Glass Forming Ability of Sub-Alkaline Silicate Melts

Monday, 15 December 2014
Francesco P. Vetere1,2, Gianluca Iezzi3,4, Harald Behrens1, Francois Holtz1, Guido Ventura4, Valeria Misiti4, Silvio Mollo4 and Diego Perugini2, (1)Leibniz University of Hannover, Hannover, Germany, (2)University of Perugia, Fisica e Geologia, Perugia, Italy, (3)Università G. d’Annunzio, Ingegneria e Geologia, Chieti, Italy, (4)National Institute of Geophysics and Volcanology, Rome, Italy
The glass forming ability (GFA) and critical cooling rate (Rc) of six natural sub-alkaline melts from basalt to rhyolite (i.e., B100, B80R20, B60R40, B40R60, B20R80, and R100) have been quantified through cooling-induced solidification experiments of 9000, 1800, 180, 60, 7 and 1 °C/h conducted at ambient pressure and air buffering conditions, in a temperature range between 1300 °C (superliquidus region) and 800 °C (glass transition region), The phase proportion in each run-product was determined by image analysis on about 500 BS-SEM microphotographs. The phase assemblage consists of glass, clinopyroxene, spinel, and plagioclase with the occurrence of sporadic olivine, orthopyroxene and melilite. Both the glass and crystalline fractions are well correlated with the composition of residual melt. Generally, the amount of crystals decreases with increasing cooling rate. However, some exceptions occurs showing no correlations or even opposite trends. For the example of, Al2O3 and CaO in clinopyroxenes from B100, B80R20, B60R40 and B40R60, their concentrations scale as a function of both cooling rate and the degree of clinopyroxene crystallization.
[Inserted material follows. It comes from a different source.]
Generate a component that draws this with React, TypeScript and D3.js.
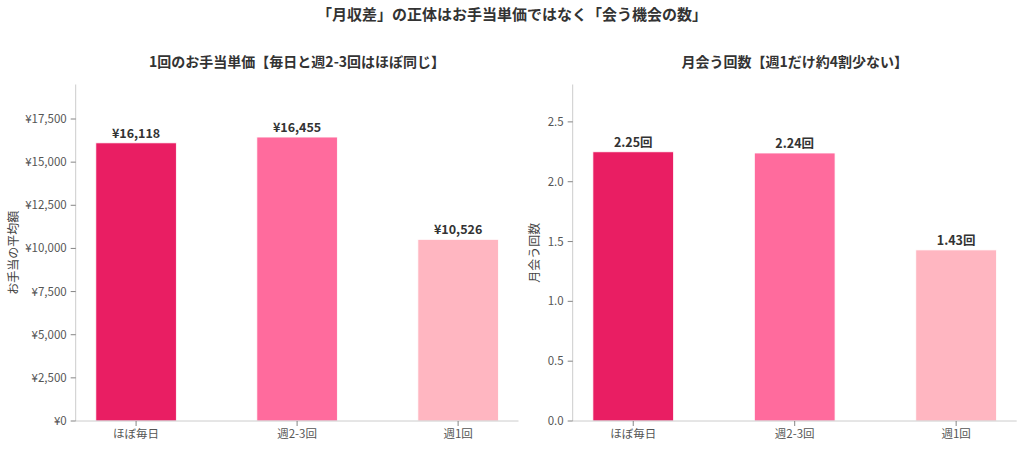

The value of Rc changes of 5 order of magnitude from <1 to ~9000 °C/h when the melt composition changes from R100 to B100, respectively. The most important Rc variations are measured between B80R20 and B60R40, levelling off towards B100. This trend scales with NBO/T (non bridging oxygen per tetrahedron) and can be modelled by the following master sigmoid equation: Rc = a / 1+e-(NBO/T-xo/b), where a, b and xo are fitting parameters equal to 9214, 0.040 and 0.297, respectively.

Our data can be used to retrieve the solidification conditions of aphyric, degassed and oxidised lavas. Indeed, the relationship between crystal content and cooling kinetics suggests that the solidification path is more complex than previously assumed and strongly non-linear. This finding has also implications to design glass-ceramics based on natural, accessible and low-cost starting materials.